К тому же и сам В.И. Ленин подчеркивал, что все это он воспринял из классических произведений, принадлежащих перу Маркса и Энгельса.

Но трудно отрицать и другое, что все философы XX века, в принципе, используют в основном понятийный аппарат прежней философии, что свидетельствует и о преемственности смыслов, предметного поля философских исследований.

Поэтому даже при самой поверхностной работе по реконструкции исторических связей обнаруживается, что новые подходы и новые идеи XX века в немалой степени питаются теоретическими источниками предшествовавшей эпохи, даже если ее представления объявлены не только давно превзойденными, но даже критически преодоленными и отброшенными.

При этом такая связь с предшественниками, по меньшей мере, двухслойна: глубинный слой определен преемственностью языка; этот уровень связи оказывается более общим, «стратегическим»: он предстает как глубинная, и потому весьма устойчивая, преемственность всего корпуса философской мысли «европейского типа» в целостном процессе развития европейской культуры.

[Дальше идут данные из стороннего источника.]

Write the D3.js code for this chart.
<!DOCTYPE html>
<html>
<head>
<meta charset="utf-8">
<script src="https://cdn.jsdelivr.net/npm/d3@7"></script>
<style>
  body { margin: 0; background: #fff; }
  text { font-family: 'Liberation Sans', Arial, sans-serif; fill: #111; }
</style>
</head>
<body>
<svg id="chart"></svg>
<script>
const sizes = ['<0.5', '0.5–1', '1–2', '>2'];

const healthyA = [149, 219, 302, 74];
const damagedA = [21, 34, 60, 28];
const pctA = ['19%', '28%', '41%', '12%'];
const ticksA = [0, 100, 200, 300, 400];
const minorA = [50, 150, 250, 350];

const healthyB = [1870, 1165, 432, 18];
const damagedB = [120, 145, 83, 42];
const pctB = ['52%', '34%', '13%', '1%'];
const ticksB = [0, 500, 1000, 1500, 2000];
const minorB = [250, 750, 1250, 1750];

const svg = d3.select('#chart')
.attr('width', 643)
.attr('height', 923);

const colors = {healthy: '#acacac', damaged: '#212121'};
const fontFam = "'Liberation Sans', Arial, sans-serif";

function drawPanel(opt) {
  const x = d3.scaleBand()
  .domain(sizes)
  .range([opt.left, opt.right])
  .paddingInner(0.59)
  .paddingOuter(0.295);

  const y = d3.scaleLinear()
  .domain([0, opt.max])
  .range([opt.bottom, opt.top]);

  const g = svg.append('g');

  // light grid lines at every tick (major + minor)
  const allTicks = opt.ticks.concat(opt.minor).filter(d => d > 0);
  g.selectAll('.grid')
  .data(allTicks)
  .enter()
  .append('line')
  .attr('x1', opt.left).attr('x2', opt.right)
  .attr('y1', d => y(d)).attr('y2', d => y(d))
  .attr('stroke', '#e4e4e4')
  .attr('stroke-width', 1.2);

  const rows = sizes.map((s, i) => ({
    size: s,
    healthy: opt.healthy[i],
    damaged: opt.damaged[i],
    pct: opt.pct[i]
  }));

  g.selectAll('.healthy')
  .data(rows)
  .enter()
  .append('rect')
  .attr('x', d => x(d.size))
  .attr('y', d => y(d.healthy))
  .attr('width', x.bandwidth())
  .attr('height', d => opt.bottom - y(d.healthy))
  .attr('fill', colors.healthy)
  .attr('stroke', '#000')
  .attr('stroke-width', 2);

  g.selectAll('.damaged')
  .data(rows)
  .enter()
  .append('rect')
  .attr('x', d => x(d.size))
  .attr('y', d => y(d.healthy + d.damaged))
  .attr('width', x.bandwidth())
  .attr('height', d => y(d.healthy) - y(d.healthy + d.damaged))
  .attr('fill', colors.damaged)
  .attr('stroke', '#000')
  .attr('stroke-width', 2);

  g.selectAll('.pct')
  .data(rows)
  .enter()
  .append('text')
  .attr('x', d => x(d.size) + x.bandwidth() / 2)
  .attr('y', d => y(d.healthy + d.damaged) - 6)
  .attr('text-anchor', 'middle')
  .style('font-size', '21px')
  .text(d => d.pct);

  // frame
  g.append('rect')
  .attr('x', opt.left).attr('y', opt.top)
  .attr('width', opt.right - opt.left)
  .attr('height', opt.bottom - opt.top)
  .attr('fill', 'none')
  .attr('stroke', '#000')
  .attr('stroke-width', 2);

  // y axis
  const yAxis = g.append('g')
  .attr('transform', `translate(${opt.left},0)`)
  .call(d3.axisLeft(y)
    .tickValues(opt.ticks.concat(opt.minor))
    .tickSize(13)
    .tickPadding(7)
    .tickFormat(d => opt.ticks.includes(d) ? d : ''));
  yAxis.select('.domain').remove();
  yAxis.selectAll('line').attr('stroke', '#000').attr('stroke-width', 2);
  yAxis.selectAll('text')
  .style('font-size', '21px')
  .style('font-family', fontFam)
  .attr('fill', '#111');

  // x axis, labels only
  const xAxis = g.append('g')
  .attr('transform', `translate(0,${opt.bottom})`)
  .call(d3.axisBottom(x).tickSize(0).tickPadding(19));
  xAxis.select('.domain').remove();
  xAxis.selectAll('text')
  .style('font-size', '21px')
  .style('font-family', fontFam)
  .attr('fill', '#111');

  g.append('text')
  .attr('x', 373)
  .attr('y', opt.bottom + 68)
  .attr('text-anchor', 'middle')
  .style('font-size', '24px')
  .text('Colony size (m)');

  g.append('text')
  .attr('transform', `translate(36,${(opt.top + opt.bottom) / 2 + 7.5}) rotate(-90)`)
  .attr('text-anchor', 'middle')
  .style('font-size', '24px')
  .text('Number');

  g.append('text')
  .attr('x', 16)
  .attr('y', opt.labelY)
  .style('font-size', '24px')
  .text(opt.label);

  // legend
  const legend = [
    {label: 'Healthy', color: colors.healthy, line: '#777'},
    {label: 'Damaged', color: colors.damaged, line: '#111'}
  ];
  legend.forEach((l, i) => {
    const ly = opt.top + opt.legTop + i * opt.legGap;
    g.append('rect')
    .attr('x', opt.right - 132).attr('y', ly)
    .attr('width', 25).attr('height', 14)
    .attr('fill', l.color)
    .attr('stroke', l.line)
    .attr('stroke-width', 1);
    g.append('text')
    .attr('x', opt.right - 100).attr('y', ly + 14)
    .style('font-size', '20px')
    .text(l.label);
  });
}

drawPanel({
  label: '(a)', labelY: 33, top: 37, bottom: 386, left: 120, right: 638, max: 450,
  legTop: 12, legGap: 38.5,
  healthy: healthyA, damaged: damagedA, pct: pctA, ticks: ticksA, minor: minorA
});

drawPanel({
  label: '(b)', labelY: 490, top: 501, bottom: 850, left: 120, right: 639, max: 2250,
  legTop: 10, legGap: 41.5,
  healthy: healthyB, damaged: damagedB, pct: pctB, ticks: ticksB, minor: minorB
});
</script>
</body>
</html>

Существует также связь между специализированными областями современных философских исследований с теми или иными конкретными философскими школами, которые в составе прежней философии сформировали специфические, относительно самостоятельные, области исследования и разработали применительно к их предметам особые методы.

Так, вряд ли можно отрицать, что философская антропология XX века генетически связана с установками Л. Фейербаха; что марксова критическая политэкономическая концепция стала источником — более того, основой — многих современных радикальных социальных теорий; что неопозитивизм и сменивший его постпозитивизм переняли не только антиметафизический заряд позитивизма, но также его методологические принципы и его трактовку логики, превратив и то, и другое в хорошо разработанные исследовательские программы.

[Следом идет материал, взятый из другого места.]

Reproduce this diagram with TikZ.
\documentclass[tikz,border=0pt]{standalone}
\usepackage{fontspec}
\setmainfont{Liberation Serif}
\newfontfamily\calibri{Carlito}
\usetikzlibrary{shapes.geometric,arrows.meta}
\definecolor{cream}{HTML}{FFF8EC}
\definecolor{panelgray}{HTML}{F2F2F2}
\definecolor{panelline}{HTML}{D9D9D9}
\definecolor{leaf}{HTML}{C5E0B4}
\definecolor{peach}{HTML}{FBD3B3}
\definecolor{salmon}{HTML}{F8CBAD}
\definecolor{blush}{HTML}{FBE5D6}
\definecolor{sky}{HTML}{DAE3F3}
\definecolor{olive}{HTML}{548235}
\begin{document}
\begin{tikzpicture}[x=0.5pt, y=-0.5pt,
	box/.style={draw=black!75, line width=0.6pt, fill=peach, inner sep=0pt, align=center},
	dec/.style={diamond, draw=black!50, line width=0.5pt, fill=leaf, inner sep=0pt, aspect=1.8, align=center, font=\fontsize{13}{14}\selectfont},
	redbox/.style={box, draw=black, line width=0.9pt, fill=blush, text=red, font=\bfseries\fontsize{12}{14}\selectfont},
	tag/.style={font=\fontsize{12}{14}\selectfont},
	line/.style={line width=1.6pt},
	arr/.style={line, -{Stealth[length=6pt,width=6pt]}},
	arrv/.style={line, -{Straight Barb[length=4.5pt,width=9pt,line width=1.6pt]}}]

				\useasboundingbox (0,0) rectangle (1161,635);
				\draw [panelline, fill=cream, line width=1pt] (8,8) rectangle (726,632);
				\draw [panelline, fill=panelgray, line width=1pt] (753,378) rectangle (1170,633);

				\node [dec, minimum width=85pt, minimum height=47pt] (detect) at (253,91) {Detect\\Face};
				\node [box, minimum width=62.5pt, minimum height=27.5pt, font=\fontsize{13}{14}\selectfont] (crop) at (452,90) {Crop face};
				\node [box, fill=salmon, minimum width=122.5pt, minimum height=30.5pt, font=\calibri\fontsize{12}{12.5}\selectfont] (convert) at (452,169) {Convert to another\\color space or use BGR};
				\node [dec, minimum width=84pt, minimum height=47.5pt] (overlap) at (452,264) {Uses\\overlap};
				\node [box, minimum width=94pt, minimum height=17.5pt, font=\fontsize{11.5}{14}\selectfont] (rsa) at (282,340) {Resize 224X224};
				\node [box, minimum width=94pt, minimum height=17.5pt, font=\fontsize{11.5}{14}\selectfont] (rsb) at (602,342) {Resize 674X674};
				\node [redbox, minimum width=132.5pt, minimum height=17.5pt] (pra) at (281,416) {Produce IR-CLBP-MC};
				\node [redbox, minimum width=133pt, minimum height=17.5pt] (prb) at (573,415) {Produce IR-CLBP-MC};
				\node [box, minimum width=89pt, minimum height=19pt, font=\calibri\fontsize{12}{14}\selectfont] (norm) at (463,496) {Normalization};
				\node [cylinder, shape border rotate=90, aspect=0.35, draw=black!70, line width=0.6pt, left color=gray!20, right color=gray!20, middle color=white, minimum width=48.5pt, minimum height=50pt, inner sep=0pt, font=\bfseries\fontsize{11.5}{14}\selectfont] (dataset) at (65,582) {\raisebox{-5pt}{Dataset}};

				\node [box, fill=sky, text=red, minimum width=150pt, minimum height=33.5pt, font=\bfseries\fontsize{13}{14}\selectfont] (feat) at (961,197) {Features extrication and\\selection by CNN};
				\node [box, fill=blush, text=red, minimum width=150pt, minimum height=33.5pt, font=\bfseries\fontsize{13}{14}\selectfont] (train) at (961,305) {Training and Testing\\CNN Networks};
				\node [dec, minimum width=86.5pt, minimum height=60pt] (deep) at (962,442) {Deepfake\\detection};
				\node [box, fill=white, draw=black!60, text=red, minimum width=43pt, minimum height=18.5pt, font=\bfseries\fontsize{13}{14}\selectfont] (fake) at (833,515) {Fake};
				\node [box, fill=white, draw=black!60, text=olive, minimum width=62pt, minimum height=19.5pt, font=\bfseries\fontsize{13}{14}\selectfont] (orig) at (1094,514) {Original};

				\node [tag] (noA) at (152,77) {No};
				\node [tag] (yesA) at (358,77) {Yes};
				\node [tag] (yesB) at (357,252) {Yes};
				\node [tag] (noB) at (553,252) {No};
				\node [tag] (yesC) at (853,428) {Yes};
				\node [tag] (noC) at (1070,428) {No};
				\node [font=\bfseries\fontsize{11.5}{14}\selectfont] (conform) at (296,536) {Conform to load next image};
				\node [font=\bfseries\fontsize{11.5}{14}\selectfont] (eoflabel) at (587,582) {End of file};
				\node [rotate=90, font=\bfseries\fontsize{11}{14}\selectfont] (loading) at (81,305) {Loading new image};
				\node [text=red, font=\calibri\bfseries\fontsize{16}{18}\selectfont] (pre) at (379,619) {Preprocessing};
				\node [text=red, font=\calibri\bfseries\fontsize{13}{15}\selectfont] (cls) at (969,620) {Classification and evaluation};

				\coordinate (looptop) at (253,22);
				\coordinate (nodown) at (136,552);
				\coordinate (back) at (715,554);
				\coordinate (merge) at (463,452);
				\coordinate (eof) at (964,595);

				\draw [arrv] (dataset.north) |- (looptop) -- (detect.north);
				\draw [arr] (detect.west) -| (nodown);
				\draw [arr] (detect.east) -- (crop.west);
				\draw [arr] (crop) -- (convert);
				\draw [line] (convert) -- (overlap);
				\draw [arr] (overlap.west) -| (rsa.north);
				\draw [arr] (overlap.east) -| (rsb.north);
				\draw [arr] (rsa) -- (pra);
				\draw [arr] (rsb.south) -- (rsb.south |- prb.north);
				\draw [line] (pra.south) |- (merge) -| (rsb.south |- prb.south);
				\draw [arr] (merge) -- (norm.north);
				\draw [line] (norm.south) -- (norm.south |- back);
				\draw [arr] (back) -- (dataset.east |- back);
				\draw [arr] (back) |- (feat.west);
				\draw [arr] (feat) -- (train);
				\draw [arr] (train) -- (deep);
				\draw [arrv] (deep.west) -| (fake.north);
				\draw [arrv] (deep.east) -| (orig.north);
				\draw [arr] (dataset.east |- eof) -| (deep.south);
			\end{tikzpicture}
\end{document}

И, конечно, никак невозможно недооценивать влияния на философию нашего времени идей Ф. Ницше (который, впрочем, и был по сути уже философом XX века — настолько отличается от «стандартов» философии XIX века, не говоря уже о классической нововременной философии, и проблематика его произведений, и стиль его мысли, и язык — хотя 15 октября 1994 года философы отметили уже стопятидесятую годовщину со дня его рождения).

Следовательно, придется несколько скорректировать представление (если оно сложилось в результате ознакомления с предшествовавшими разделами моей книги), будто бы философия второй половины прошлого века была критикой всего и вся, безоглядным разрушением прежней философской культуры, революцией в сфере духа, тотальным «сожжением кораблей» и полным разрывом с европейской философской традицией.

Тогда ведь философская мысль XX века предстала бы «потомком без предков», и искать у нее идейных предшественников было бы делом безнадежным.

Дело, конечно же, обстоит не так. Мыслители конца прошлого столетия в позитивном плане отнюдь не были идейно бесплодны, а их критические труды практически никогда не превращались в что-то вроде негатива критикуемых ими концепций.

Тем более это верно касательно философов той эпохи, которая начиналась с Ф. Ницше и представлена его младшими современниками, такими, как Л. Бергсон (1859—1941 ), 3. Фрейд (1856—1939), Э. Гуссерль (1859—1931 ), Г. Фреге (1848—1925).

Все они были уже в куда большей степени новаторами, чем критиками концепций своих предшественников. Хотя в еще меньшей степени их можно было бы характеризовать как наследников и верных продолжателей дела предшественников.